### [GOAL]
Leave the pictures out and transcribe every record exactly.

= = = =

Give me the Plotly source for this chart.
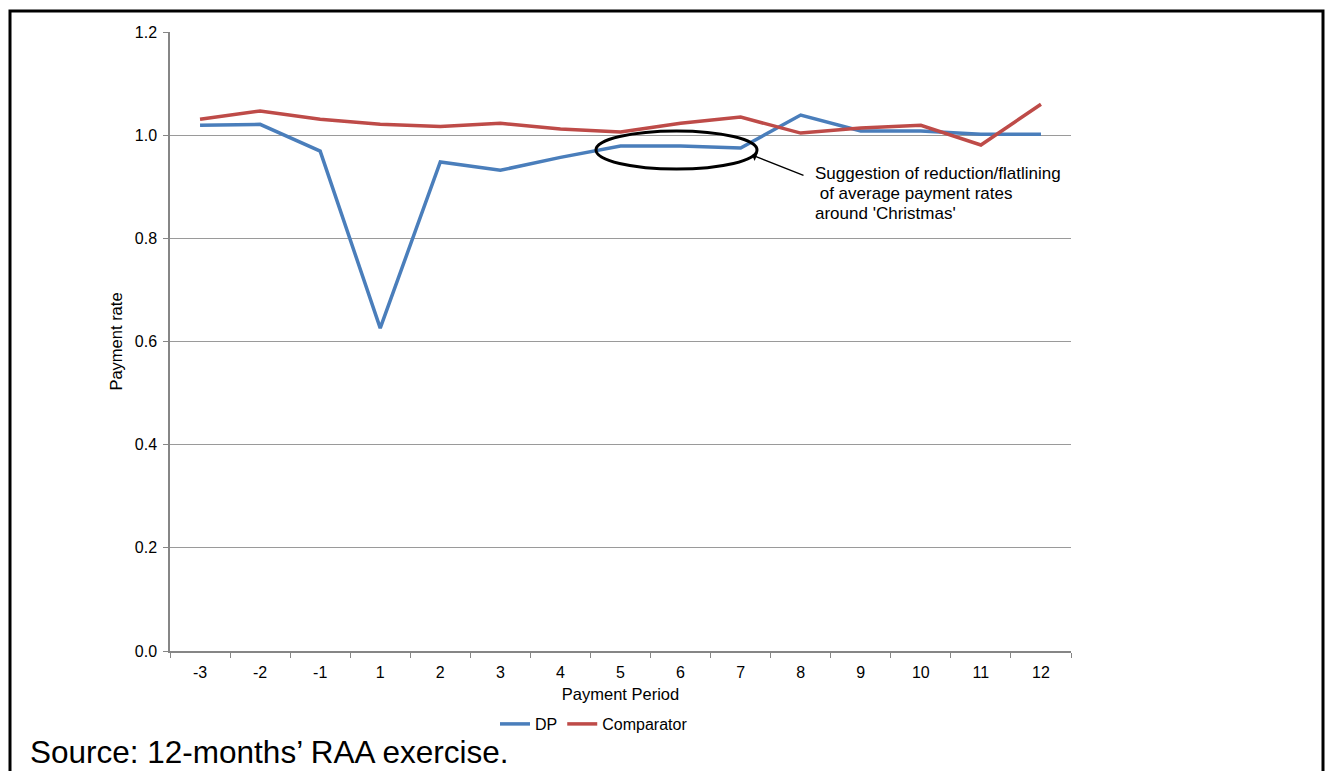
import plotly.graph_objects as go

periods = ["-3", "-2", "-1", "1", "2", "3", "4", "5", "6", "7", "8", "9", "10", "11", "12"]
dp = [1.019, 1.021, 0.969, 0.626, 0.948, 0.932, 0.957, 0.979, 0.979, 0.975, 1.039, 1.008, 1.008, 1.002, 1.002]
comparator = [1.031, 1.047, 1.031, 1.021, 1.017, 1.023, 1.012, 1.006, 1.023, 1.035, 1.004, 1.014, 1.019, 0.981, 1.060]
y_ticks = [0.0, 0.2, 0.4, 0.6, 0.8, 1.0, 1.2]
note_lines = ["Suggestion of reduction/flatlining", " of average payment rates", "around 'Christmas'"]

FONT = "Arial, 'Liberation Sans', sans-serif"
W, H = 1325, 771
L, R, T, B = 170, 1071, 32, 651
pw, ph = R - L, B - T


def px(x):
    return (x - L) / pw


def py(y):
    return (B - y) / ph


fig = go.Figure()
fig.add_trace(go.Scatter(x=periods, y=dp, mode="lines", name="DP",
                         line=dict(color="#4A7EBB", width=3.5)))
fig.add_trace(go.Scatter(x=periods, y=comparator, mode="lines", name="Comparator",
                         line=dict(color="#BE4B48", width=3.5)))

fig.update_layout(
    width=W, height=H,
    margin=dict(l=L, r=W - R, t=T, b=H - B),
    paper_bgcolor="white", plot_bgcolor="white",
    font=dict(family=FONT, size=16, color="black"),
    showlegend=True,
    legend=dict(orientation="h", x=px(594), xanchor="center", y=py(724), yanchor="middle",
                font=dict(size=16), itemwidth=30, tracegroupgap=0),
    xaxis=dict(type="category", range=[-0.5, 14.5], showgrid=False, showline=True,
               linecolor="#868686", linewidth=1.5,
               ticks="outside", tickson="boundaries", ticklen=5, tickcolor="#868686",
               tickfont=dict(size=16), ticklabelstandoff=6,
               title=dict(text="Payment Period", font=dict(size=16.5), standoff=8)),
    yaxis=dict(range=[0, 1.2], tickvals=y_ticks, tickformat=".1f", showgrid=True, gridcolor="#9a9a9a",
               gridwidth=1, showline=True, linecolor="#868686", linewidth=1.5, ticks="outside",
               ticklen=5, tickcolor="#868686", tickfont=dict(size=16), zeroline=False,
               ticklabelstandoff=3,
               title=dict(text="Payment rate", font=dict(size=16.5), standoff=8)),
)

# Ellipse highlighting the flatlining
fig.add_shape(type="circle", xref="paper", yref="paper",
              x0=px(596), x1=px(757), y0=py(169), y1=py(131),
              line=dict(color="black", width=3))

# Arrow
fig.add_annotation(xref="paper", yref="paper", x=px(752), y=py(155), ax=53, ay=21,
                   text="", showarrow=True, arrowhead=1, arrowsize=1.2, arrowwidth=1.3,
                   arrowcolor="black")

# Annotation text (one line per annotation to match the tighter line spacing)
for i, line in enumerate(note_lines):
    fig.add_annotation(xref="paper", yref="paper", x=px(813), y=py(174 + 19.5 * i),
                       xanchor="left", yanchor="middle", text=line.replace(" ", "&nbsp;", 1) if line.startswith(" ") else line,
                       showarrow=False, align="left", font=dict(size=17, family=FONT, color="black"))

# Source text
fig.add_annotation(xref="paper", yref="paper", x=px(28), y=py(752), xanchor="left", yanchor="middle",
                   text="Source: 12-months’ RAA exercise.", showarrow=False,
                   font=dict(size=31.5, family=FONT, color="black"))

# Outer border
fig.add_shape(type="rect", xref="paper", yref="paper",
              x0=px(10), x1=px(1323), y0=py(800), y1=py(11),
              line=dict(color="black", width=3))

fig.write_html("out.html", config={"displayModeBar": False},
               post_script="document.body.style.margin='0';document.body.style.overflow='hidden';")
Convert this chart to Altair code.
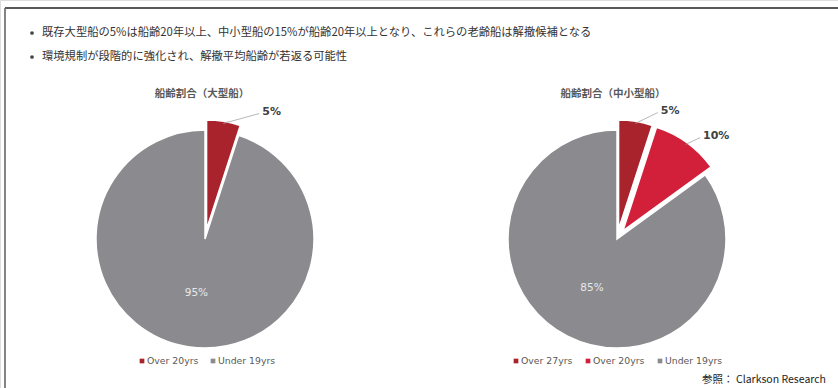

= = = =

### [TASK RESULT]
Give me the Plotly source for this chart.
import plotly.graph_objects as go

periods = ["-3", "-2", "-1", "1", "2", "3", "4", "5", "6", "7", "8", "9", "10", "11", "12"]
dp = [1.019, 1.021, 0.969, 0.626, 0.948, 0.932, 0.957, 0.979, 0.979, 0.975, 1.039, 1.008, 1.008, 1.002, 1.002]
comparator = [1.031, 1.047, 1.031, 1.021, 1.017, 1.023, 1.012, 1.006, 1.023, 1.035, 1.004, 1.014, 1.019, 0.981, 1.060]
y_ticks = [0.0, 0.2, 0.4, 0.6, 0.8, 1.0, 1.2]
note_lines = ["Suggestion of reduction/flatlining", " of average payment rates", "around 'Christmas'"]

FONT = "Arial, 'Liberation Sans', sans-serif"
W, H = 1325, 771
L, R, T, B = 170, 1071, 32, 651
pw, ph = R - L, B - T


def px(x):
    return (x - L) / pw


def py(y):
    return (B - y) / ph


fig = go.Figure()
fig.add_trace(go.Scatter(x=periods, y=dp, mode="lines", name="DP",
                         line=dict(color="#4A7EBB", width=3.5)))
fig.add_trace(go.Scatter(x=periods, y=comparator, mode="lines", name="Comparator",
                         line=dict(color="#BE4B48", width=3.5)))

fig.update_layout(
    width=W, height=H,
    margin=dict(l=L, r=W - R, t=T, b=H - B),
    paper_bgcolor="white", plot_bgcolor="white",
    font=dict(family=FONT, size=16, color="black"),
    showlegend=True,
    legend=dict(orientation="h", x=px(594), xanchor="center", y=py(724), yanchor="middle",
                font=dict(size=16), itemwidth=30, tracegroupgap=0),
    xaxis=dict(type="category", range=[-0.5, 14.5], showgrid=False, showline=True,
               linecolor="#868686", linewidth=1.5,
               ticks="outside", tickson="boundaries", ticklen=5, tickcolor="#868686",
               tickfont=dict(size=16), ticklabelstandoff=6,
               title=dict(text="Payment Period", font=dict(size=16.5), standoff=8)),
    yaxis=dict(range=[0, 1.2], tickvals=y_ticks, tickformat=".1f", showgrid=True, gridcolor="#9a9a9a",
               gridwidth=1, showline=True, linecolor="#868686", linewidth=1.5, ticks="outside",
               ticklen=5, tickcolor="#868686", tickfont=dict(size=16), zeroline=False,
               ticklabelstandoff=3,
               title=dict(text="Payment rate", font=dict(size=16.5), standoff=8)),
)

# Ellipse highlighting the flatlining
fig.add_shape(type="circle", xref="paper", yref="paper",
              x0=px(596), x1=px(757), y0=py(169), y1=py(131),
              line=dict(color="black", width=3))

# Arrow
fig.add_annotation(xref="paper", yref="paper", x=px(752), y=py(155), ax=53, ay=21,
                   text="", showarrow=True, arrowhead=1, arrowsize=1.2, arrowwidth=1.3,
                   arrowcolor="black")

# Annotation text (one line per annotation to match the tighter line spacing)
for i, line in enumerate(note_lines):
    fig.add_annotation(xref="paper", yref="paper", x=px(813), y=py(174 + 19.5 * i),
                       xanchor="left", yanchor="middle", text=line.replace(" ", "&nbsp;", 1) if line.startswith(" ") else line,
                       showarrow=False, align="left", font=dict(size=17, family=FONT, color="black"))

# Source text
fig.add_annotation(xref="paper", yref="paper", x=px(28), y=py(752), xanchor="left", yanchor="middle",
                   text="Source: 12-months’ RAA exercise.", showarrow=False,
                   font=dict(size=31.5, family=FONT, color="black"))

# Outer border
fig.add_shape(type="rect", xref="paper", yref="paper",
              x0=px(10), x1=px(1323), y0=py(800), y1=py(11),
              line=dict(color="black", width=3))

fig.write_html("out.html", config={"displayModeBar": False},
               post_script="document.body.style.margin='0';document.body.style.overflow='hidden';")
Convert this chart to Altair code.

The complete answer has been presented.